The SLURM Resource Manager
TotalView supports the SLURM resource manager. Here is some information copied from the SLURM website (https://hpc.llnl.gov/documentation/tutorials/livermore-computing-linux-commodity-clusters-overview-part-one).
SLURM is an open-source resource manager designed for Linux clusters of all sizes. It provides three key functions. First it allocates exclusive and/or non-exclusive access to resources (computer nodes) to users for some duration of time so they can perform work. Second, it provides a framework for starting, executing, and monitoring work (typically a parallel job) on a set of allocated nodes. Finally, it arbitrates conflicting requests for resources by managing a queue of pending work.

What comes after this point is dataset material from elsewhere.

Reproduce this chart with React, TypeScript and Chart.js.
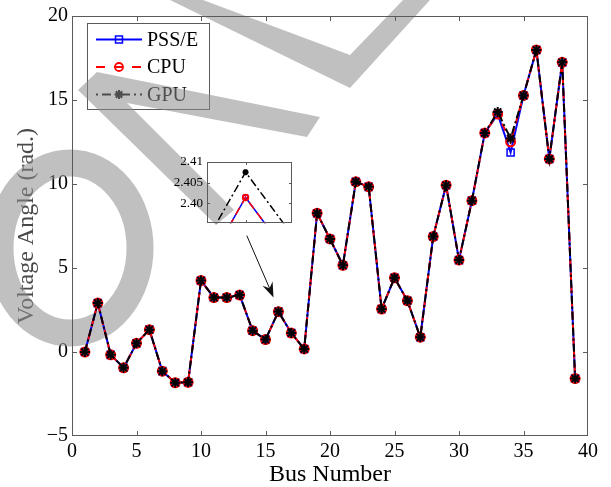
import React, { useEffect, useRef } from "react";
import { Chart, registerables } from "chart.js";

Chart.register(...registerables);

// ---------------- data ----------------
const BUS_NUMBERS = [
  1, 2, 3, 4, 5, 6, 7, 8, 9, 10, 11, 12, 13, 14, 15, 16, 17, 18, 19, 20,
  21, 22, 23, 24, 25, 26, 27, 28, 29, 30, 31, 32, 33, 34, 35, 36, 37, 38, 39,
];
const PSSE_ANGLES = [
  0, 2.91, -0.17, -0.94, 0.52, 1.33, -1.14, -1.83, -1.8, 4.25, 3.24, 3.24, 3.39,
  1.27, 0.74, 2.4014, 1.13, 0.18, 8.26, 6.73, 5.16, 10.13, 9.83, 2.56, 4.42,
  3.05, 0.88, 6.87, 9.93, 5.47, 9.01, 13.04, 14.16, 11.88, 15.27, 17.98, 11.49,
  17.24, -1.58,
];
const CPU_ANGLES = [
  0, 2.91, -0.17, -0.94, 0.52, 1.33, -1.14, -1.83, -1.8, 4.25, 3.24, 3.24, 3.39,
  1.27, 0.74, 2.4014, 1.13, 0.18, 8.26, 6.73, 5.16, 10.13, 9.83, 2.56, 4.42,
  3.05, 0.88, 6.87, 9.93, 5.47, 9.01, 13.04, 14.16, 12.51, 15.27, 17.98, 11.49,
  17.24, -1.58,
];
const GPU_ANGLES = [
  0, 2.91, -0.17, -0.94, 0.52, 1.33, -1.14, -1.83, -1.8, 4.25, 3.24, 3.24, 3.39,
  1.27, 0.74, 2.4075, 1.13, 0.18, 8.26, 6.73, 5.16, 10.13, 9.83, 2.56, 4.42,
  3.05, 0.88, 6.87, 9.93, 5.47, 9.01, 13.04, 14.29, 12.71, 15.27, 17.98, 11.49,
  17.24, -1.58,
];
const SERIES_NAMES = ["PSS/E", "CPU", "GPU"];
const X_TICKS = [0, 5, 10, 15, 20, 25, 30, 35, 40];
const Y_TICKS = [-5, 0, 5, 10, 15, 20];
const X_TITLE = "Bus Number";
const Y_TITLE = "Voltage Angle (rad.)";

const INSET_X_RANGE = [15.9902, 16.0118];
const INSET_Y_RANGE = [2.3952, 2.41];
const INSET_X_TICKS = [16];
const INSET_Y_TICKS = [2.4, 2.405, 2.41];
const INSET_Y_LABELS = ["2.40", "2.405", "2.41"];

const ARROW_FROM = [13.55, 6.93];
const ARROW_TO = [15.62, 3.25];

// ---------------- styles ----------------
const FONT = "'Liberation Serif', 'Times New Roman', Times, serif";
const AXIS_COLOR = "#5a5a5a";
const BLUE = "#0000ff";
const RED = "#ff0000";
const BLACK = "#000000";
const WATERMARK = "rgba(140,140,140,0.55)";

const W = 611;
const H = 487;

function toPoints(vals: number[]) {
  return BUS_NUMBERS.map((b, i) => ({ x: b, y: vals[i] }));
}

function makeDatasets(markerScale: number, lineW: number) {
  return [
    {
      label: SERIES_NAMES[0],
      data: toPoints(PSSE_ANGLES),
      borderColor: BLUE,
      backgroundColor: BLUE,
      borderWidth: lineW,
      pointStyle: "rect",
      pointRadius: 5 * markerScale,
      pointBorderWidth: 1.5,
      pointBorderColor: BLUE,
      pointBackgroundColor: "rgba(0,0,0,0)",
      tension: 0,
      fill: false,
      order: 3,
    },
    {
      label: SERIES_NAMES[1],
      data: toPoints(CPU_ANGLES),
      borderColor: RED,
      backgroundColor: RED,
      borderWidth: lineW,
      borderDash: [8, 5],
      pointStyle: "circle",
      pointRadius: 4.5 * markerScale,
      pointBorderWidth: 2,
      pointBorderColor: RED,
      pointBackgroundColor: "rgba(0,0,0,0)",
      tension: 0,
      fill: false,
      order: 2,
    },
    {
      label: SERIES_NAMES[2],
      data: toPoints(GPU_ANGLES),
      borderColor: BLACK,
      backgroundColor: BLACK,
      borderWidth: lineW,
      borderDash: [8, 3, 2, 3],
      pointStyle: "star",
      pointRadius: 5 * markerScale,
      pointBorderWidth: 2,
      pointBorderColor: BLACK,
      pointBackgroundColor: BLACK,
      tension: 0,
      fill: false,
      order: 1,
    },
  ];
}

function drawFrameAndTicks(chart: any, xTicks: number[], yTicks: number[], len: number, color: string) {
  const ctx: CanvasRenderingContext2D = chart.ctx;
  const a = chart.chartArea;
  const left = Math.round(a.left), top = Math.round(a.top);
  const right = Math.round(a.right), bottom = Math.round(a.bottom);
  const xs = chart.scales.x;
  const ys = chart.scales.y;
  ctx.save();
  ctx.strokeStyle = color;
  ctx.lineWidth = 1;
  ctx.setLineDash([]);
  ctx.strokeRect(left + 0.5, top + 0.5, right - left - 1, bottom - top - 1);
  ctx.beginPath();
  xTicks.forEach((v) => {
    const px = Math.round(xs.getPixelForValue(v)) + 0.5;
    if (px <= left + 1 || px >= right - 1) return;
    ctx.moveTo(px, bottom);
    ctx.lineTo(px, bottom - len);
    ctx.moveTo(px, top);
    ctx.lineTo(px, top + len);
  });
  yTicks.forEach((v) => {
    const py = Math.round(ys.getPixelForValue(v)) + 0.5;
    if (py <= top + 1 || py >= bottom - 1) return;
    ctx.moveTo(left, py);
    ctx.lineTo(left + len, py);
    ctx.moveTo(right, py);
    ctx.lineTo(right - len, py);
  });
  ctx.stroke();
  ctx.restore();
}

function drawMarker(ctx: CanvasRenderingContext2D, kind: string, x: number, y: number, color: string) {
  ctx.save();
  ctx.setLineDash([]);
  ctx.strokeStyle = color;
  ctx.beginPath();
  if (kind === "rect") {
    ctx.lineWidth = 1.5;
    ctx.rect(x - 3.5, y - 3.5, 7, 7);
  } else if (kind === "circle") {
    ctx.lineWidth = 1.8;
    ctx.arc(x, y, 4, 0, Math.PI * 2);
  } else {
    ctx.lineWidth = 2;
    for (let k = 0; k < 4; k++) {
      const ang = (k * Math.PI) / 4;
      ctx.moveTo(x - 4.5 * Math.cos(ang), y - 4.5 * Math.sin(ang));
      ctx.lineTo(x + 4.5 * Math.cos(ang), y + 4.5 * Math.sin(ang));
    }
  }
  ctx.stroke();
  ctx.restore();
}

function drawLegend(ctx: CanvasRenderingContext2D) {
  const L = 87, T = 23, R = 209, B = 109;
  ctx.save();
  ctx.fillStyle = "#ffffff";
  ctx.fillRect(L, T, R - L, B - T);
  ctx.strokeStyle = AXIS_COLOR;
  ctx.lineWidth = 1;
  ctx.strokeRect(L + 0.5, T + 0.5, R - L, B - T);
  const rows = [
    { color: BLUE, dash: [] as number[], marker: "rect" },
    { color: RED, dash: [9, 9], marker: "circle" },
    { color: BLACK, dash: [2, 4, 9, 4], marker: "star" },
  ];
  rows.forEach((r, i) => {
    const y = 39.5 + i * 27.5;
    ctx.save();
    ctx.strokeStyle = r.color;
    ctx.lineWidth = 2;
    ctx.setLineDash(r.dash);
    ctx.beginPath();
    ctx.moveTo(96, y);
    ctx.lineTo(142, y);
    ctx.stroke();
    ctx.restore();
    drawMarker(ctx, r.marker, 119, y, r.color);
    ctx.fillStyle = "#000";
    ctx.font = `20px ${FONT}`;
    ctx.textBaseline = "middle";
    ctx.textAlign = "left";
    ctx.fillText(SERIES_NAMES[i], 147, y + 1);
  });
  ctx.restore();
}

function fillPoly(ctx: CanvasRenderingContext2D, pts: number[][]) {
  ctx.beginPath();
  pts.forEach(([px, py], i) => (i ? ctx.lineTo(px, py) : ctx.moveTo(px, py)));
  ctx.closePath();
  ctx.fill();
}

function drawWatermark(ctx: CanvasRenderingContext2D) {
  ctx.save();
  ctx.setLineDash([]);
  ctx.fillStyle = WATERMARK;
  ctx.strokeStyle = WATERMARK;
  // "O"
  ctx.beginPath();
  ctx.ellipse(70, 248, 70, 85, 0, 0, Math.PI * 2);
  ctx.lineWidth = 27;
  ctx.stroke();
  // "N": flat stroke and steep stroke joined at the left tip (one outline, no overlap)
  fillPoly(ctx, [
    [78, 90], [97, 72], [320, 117], [307, 137], [127, 103], [234, 210], [216, 225],
  ]);
  // "L"
  fillPoly(ctx, [[170, 0], [203, 0], [350, 55], [403, 0], [430, 0], [350, 88]]);
  ctx.restore();
}

const mainDecor = {
  id: "mainDecor",
  beforeDatasetsDraw(chart: any) {
    drawLegend(chart.ctx);
    drawWatermark(chart.ctx);
  },
  afterDatasetsDraw(chart: any) {
    const { ctx, scales } = chart;
    const x0 = scales.x.getPixelForValue(ARROW_FROM[0]);
    const y0 = scales.y.getPixelForValue(ARROW_FROM[1]);
    const x1 = scales.x.getPixelForValue(ARROW_TO[0]);
    const y1 = scales.y.getPixelForValue(ARROW_TO[1]);
    const ang = Math.atan2(y1 - y0, x1 - x0);
    const c = Math.cos(ang), s = Math.sin(ang);
    const headLen = 15, headW = 5.5, notch = 10;
    ctx.save();
    ctx.setLineDash([]);
    ctx.strokeStyle = "#111";
    ctx.fillStyle = "#111";
    ctx.lineWidth = 1;
    ctx.beginPath();
    ctx.moveTo(x0, y0);
    ctx.lineTo(x1 - notch * c, y1 - notch * s);
    ctx.stroke();
    ctx.beginPath();
    ctx.moveTo(x1, y1);
    ctx.lineTo(x1 - headLen * c - headW * s, y1 - headLen * s + headW * c);
    ctx.lineTo(x1 - notch * c, y1 - notch * s);
    ctx.lineTo(x1 - headLen * c + headW * s, y1 - headLen * s - headW * c);
    ctx.closePath();
    ctx.fill();
    ctx.restore();
  },
  afterDraw(chart: any) {
    drawFrameAndTicks(chart, X_TICKS, Y_TICKS, 5, AXIS_COLOR);
  },
};

const insetDecor = {
  id: "insetDecor",
  afterDraw(chart: any) {
    drawFrameAndTicks(chart, INSET_X_TICKS, INSET_Y_TICKS, 3, AXIS_COLOR);
  },
};

const fmtTick = (v: number) => (v < 0 ? "\u2212" + Math.abs(v) : String(v));

export default function App() {
  const mainRef = useRef<HTMLCanvasElement | null>(null);
  const insetRef = useRef<HTMLCanvasElement | null>(null);

  useEffect(() => {
    if (!mainRef.current || !insetRef.current) return;
    const main = new Chart(mainRef.current, {
      type: "line",
      data: { datasets: makeDatasets(1, 2) as any },
      options: {
        animation: false,
        responsive: false,
        devicePixelRatio: 1,
        layout: { padding: { left: 0, top: 14, right: W - 588, bottom: 0 } },
        plugins: { legend: { display: false }, tooltip: { enabled: false } },
        scales: {
          x: {
            type: "linear",
            min: 0,
            max: 40,
            afterBuildTicks: (s: any) => {
              s.ticks = X_TICKS.map((v) => ({ value: v }));
            },
            afterFit: (s: any) => {
              s.height = H - 436;
            },
            grid: { display: false, drawTicks: false },
            border: { display: false },
            ticks: {
              color: "#000",
              padding: 4,
              maxRotation: 0,
              font: { family: FONT, size: 20, lineHeight: 1.2 },
              callback: (v: any) => fmtTick(Number(v)),
            },
            title: {
              display: true,
              text: X_TITLE,
              color: "#000",
              font: { family: FONT, size: 24, lineHeight: 1 },
              padding: { top: 0, bottom: 0 },
            },
          },
          y: {
            type: "linear",
            min: -5,
            max: 20,
            afterBuildTicks: (s: any) => {
              s.ticks = Y_TICKS.map((v) => ({ value: v }));
            },
            afterFit: (s: any) => {
              s.width = 72;
            },
            grid: { display: false, drawTicks: false },
            border: { display: false },
            ticks: {
              color: "#000",
              padding: 4,
              font: { family: FONT, size: 20, lineHeight: 1.2 },
              callback: (v: any) => fmtTick(Number(v)),
            },
            title: {
              display: true,
              text: Y_TITLE,
              color: "#4a4a4a",
              font: { family: FONT, size: 24, lineHeight: 1 },
              padding: { top: 15, bottom: 0 },
            },
          },
        },
      } as any,
      plugins: [mainDecor],
    });

    const inset = new Chart(insetRef.current, {
      type: "line",
      data: { datasets: makeDatasets(0.6, 1.5) as any },
      options: {
        animation: false,
        responsive: false,
        devicePixelRatio: 1,
        layout: { padding: { left: 0, top: 9, right: 8, bottom: 8 } },
        plugins: { legend: { display: false }, tooltip: { enabled: false } },
        scales: {
          x: {
            type: "linear",
            display: false,
            min: INSET_X_RANGE[0],
            max: INSET_X_RANGE[1],
          },
          y: {
            type: "linear",
            min: INSET_Y_RANGE[0],
            max: INSET_Y_RANGE[1],
            afterBuildTicks: (s: any) => {
              s.ticks = INSET_Y_TICKS.map((v) => ({ value: v }));
            },
            afterFit: (s: any) => {
              s.width = 47;
            },
            grid: { display: false, drawTicks: false },
            border: { display: false },
            ticks: {
              color: "#000",
              padding: 4,
              font: { family: FONT, size: 13, lineHeight: 1.2 },
              callback: (v: any) => {
                const i = INSET_Y_TICKS.findIndex((t) => Math.abs(t - Number(v)) < 1e-9);
                return i >= 0 ? INSET_Y_LABELS[i] : "";
              },
            },
          },
        },
      } as any,
      plugins: [insetDecor],
    });

    return () => {
      main.destroy();
      inset.destroy();
    };
  }, []);

  return (
    <div
      style={{
        position: "absolute",
        left: 0,
        top: 0,
        width: W,
        height: H,
        background: "#ffffff",
      }}
    >
      <canvas
        ref={mainRef}
        width={W}
        height={H}
        style={{ position: "absolute", left: 0, top: 0, width: W, height: H }}
      />
      <canvas
        ref={insetRef}
        width={140}
        height={85}
        style={{ position: "absolute", left: 160, top: 150, width: 140, height: 85 }}
      />
    </div>
  );
}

SLURM is not a sophisticated batch system, but it does provide an Applications Programming Interface (API) for integration with external schedulers such as the Maui Scheduler. While other resource managers do exist, SLURM is unique in several respects:
*Its source code is freely available under the GNU General Public License.
*It is designed to operate in a heterogeneous cluster with up to thousands of nodes.
*It is portable; written in C with a GNU autoconf configuration engine. While initially written for Linux, other UNIX-like operating systems should be easy porting targets. A plugin mechanism exists to support various interconnects, authentication mechanisms, schedulers, etc.
*SLURM is highly tolerant of system failures, including failure of the node executing its control functions.
*It is simple enough for the motivated end user to understand its source and add functionality.